** START OF GIVEN RECORDS **

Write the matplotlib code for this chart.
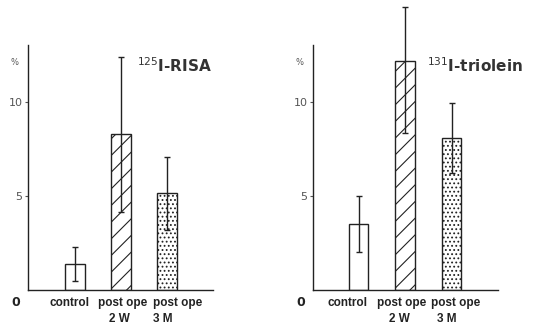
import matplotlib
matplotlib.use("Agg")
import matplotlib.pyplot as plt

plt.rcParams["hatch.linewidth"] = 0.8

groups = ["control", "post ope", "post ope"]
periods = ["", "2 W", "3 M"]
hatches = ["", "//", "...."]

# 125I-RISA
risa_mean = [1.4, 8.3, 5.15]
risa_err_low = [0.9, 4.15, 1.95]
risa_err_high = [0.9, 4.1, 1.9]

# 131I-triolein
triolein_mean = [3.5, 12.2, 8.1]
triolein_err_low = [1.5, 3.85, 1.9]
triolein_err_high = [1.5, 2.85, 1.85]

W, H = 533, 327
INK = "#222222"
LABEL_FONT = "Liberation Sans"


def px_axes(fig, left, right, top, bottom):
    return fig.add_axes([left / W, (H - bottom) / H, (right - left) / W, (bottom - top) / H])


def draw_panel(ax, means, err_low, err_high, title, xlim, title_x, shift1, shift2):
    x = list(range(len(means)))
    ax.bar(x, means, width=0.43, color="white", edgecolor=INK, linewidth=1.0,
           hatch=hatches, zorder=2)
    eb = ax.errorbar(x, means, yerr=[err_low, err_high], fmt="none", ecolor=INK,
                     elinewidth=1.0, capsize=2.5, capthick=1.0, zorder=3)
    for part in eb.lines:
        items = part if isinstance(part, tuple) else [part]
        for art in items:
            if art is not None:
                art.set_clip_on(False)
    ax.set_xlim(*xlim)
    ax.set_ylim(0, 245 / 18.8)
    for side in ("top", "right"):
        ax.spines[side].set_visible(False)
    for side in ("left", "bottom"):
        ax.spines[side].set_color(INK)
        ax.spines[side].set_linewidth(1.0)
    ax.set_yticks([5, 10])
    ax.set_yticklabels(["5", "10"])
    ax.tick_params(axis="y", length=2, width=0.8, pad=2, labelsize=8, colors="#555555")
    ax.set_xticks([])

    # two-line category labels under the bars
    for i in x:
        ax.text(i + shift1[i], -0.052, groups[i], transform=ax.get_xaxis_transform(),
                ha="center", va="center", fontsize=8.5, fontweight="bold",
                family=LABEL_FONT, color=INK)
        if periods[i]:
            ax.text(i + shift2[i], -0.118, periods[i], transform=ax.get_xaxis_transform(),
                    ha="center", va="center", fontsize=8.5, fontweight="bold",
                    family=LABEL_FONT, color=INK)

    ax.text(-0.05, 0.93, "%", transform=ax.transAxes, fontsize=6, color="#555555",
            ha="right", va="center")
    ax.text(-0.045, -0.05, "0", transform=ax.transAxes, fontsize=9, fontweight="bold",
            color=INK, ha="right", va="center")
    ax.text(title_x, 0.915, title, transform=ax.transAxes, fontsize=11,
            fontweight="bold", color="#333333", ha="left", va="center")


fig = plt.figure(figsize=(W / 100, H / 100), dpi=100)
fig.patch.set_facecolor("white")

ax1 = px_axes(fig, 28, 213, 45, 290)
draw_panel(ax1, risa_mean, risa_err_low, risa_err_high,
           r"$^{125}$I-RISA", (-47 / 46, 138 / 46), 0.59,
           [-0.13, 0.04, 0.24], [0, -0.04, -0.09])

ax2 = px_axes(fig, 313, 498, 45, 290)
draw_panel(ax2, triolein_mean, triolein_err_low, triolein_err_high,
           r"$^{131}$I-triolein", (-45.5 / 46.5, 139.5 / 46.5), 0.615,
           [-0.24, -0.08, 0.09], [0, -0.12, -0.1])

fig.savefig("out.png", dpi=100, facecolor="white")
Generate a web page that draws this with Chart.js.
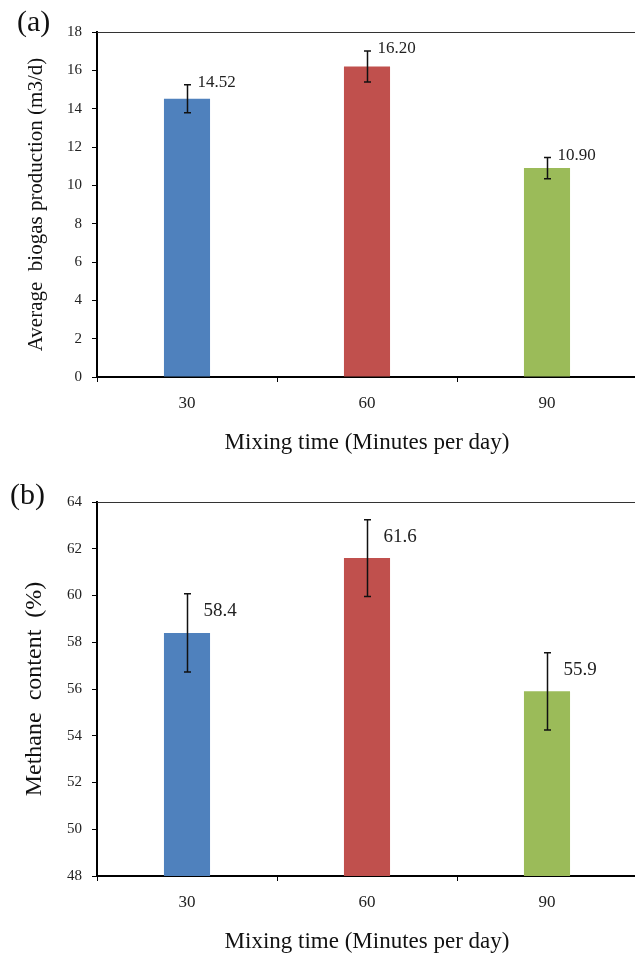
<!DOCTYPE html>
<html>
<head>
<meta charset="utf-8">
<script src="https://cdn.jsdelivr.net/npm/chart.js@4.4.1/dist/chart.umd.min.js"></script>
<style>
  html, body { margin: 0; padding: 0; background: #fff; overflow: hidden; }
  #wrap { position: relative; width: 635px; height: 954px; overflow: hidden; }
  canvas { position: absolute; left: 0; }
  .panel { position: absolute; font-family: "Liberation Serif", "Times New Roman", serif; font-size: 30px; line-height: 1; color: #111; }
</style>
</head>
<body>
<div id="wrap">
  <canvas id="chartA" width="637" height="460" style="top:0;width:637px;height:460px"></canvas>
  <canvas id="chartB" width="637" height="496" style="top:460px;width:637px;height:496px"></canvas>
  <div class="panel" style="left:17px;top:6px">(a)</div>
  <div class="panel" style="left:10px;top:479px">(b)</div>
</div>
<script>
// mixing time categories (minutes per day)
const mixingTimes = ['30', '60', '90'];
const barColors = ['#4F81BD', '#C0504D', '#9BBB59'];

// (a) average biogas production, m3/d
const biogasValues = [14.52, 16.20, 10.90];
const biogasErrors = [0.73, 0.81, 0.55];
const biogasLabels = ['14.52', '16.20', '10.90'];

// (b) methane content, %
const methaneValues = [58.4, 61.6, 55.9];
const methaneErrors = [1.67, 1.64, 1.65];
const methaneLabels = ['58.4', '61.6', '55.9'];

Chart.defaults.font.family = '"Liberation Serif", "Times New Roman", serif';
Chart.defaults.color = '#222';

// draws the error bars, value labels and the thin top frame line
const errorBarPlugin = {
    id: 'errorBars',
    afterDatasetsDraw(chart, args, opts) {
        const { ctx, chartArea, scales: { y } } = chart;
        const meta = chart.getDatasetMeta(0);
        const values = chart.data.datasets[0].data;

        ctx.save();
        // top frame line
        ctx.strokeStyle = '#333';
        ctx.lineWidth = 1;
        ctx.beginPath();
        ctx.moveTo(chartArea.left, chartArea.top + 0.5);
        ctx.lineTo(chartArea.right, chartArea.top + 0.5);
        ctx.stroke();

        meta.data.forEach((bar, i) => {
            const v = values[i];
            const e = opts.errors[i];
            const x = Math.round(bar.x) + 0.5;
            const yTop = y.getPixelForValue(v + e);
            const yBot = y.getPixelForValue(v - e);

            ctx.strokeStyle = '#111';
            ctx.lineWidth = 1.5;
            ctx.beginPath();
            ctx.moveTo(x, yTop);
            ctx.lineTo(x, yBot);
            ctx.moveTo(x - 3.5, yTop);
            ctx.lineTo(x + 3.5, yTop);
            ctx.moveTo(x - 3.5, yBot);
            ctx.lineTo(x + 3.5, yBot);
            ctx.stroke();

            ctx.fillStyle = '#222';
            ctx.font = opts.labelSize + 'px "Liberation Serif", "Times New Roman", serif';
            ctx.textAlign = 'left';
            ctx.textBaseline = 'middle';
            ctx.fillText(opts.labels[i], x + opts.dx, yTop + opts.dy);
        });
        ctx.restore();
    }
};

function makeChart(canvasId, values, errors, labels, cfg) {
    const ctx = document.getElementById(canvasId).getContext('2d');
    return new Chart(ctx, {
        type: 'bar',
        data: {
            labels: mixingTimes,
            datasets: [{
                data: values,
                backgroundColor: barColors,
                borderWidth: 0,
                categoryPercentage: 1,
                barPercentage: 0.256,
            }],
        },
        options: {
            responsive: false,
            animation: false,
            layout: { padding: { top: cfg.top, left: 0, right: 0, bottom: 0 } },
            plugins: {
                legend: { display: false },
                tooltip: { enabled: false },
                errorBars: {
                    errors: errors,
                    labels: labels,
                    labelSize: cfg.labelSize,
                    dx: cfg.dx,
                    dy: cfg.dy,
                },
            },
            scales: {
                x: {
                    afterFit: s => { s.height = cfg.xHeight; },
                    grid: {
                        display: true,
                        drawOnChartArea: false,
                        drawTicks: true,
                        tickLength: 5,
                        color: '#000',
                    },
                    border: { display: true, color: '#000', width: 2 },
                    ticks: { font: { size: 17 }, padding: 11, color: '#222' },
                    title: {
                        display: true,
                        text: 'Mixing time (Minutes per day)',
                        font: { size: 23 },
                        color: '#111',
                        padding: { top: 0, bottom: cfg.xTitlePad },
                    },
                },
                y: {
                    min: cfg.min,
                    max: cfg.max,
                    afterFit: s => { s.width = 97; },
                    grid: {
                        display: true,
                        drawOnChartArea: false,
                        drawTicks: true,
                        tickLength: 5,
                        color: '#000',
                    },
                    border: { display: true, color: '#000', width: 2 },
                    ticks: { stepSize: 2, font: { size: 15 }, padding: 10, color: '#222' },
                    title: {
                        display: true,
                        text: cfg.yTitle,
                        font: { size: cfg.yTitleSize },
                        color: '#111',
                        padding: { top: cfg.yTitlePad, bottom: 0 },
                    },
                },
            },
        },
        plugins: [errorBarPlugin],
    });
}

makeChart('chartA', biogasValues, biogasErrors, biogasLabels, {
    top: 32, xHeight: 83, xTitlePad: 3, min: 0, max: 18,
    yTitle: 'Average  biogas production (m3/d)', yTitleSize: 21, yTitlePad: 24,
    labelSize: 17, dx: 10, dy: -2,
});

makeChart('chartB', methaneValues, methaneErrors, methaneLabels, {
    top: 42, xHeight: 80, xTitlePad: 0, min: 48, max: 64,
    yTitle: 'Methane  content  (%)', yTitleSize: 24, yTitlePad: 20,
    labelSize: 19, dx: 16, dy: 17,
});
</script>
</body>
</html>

** END OF GIVEN RECORDS **

(TASK GOAL): Without the pictures, return the listing above from its first line through the line that has "return fig.add_axes([left /".

(TASK RESULT):
Write the matplotlib code for this chart.
import matplotlib
matplotlib.use("Agg")
import matplotlib.pyplot as plt

plt.rcParams["hatch.linewidth"] = 0.8

groups = ["control", "post ope", "post ope"]
periods = ["", "2 W", "3 M"]
hatches = ["", "//", "...."]

# 125I-RISA
risa_mean = [1.4, 8.3, 5.15]
risa_err_low = [0.9, 4.15, 1.95]
risa_err_high = [0.9, 4.1, 1.9]

# 131I-triolein
triolein_mean = [3.5, 12.2, 8.1]
triolein_err_low = [1.5, 3.85, 1.9]
triolein_err_high = [1.5, 2.85, 1.85]

W, H = 533, 327
INK = "#222222"
LABEL_FONT = "Liberation Sans"


def px_axes(fig, left, right, top, bottom):
    return fig.add_axes([left / W, (H - bottom) / H, (right - left) / W, (bottom - top) / H])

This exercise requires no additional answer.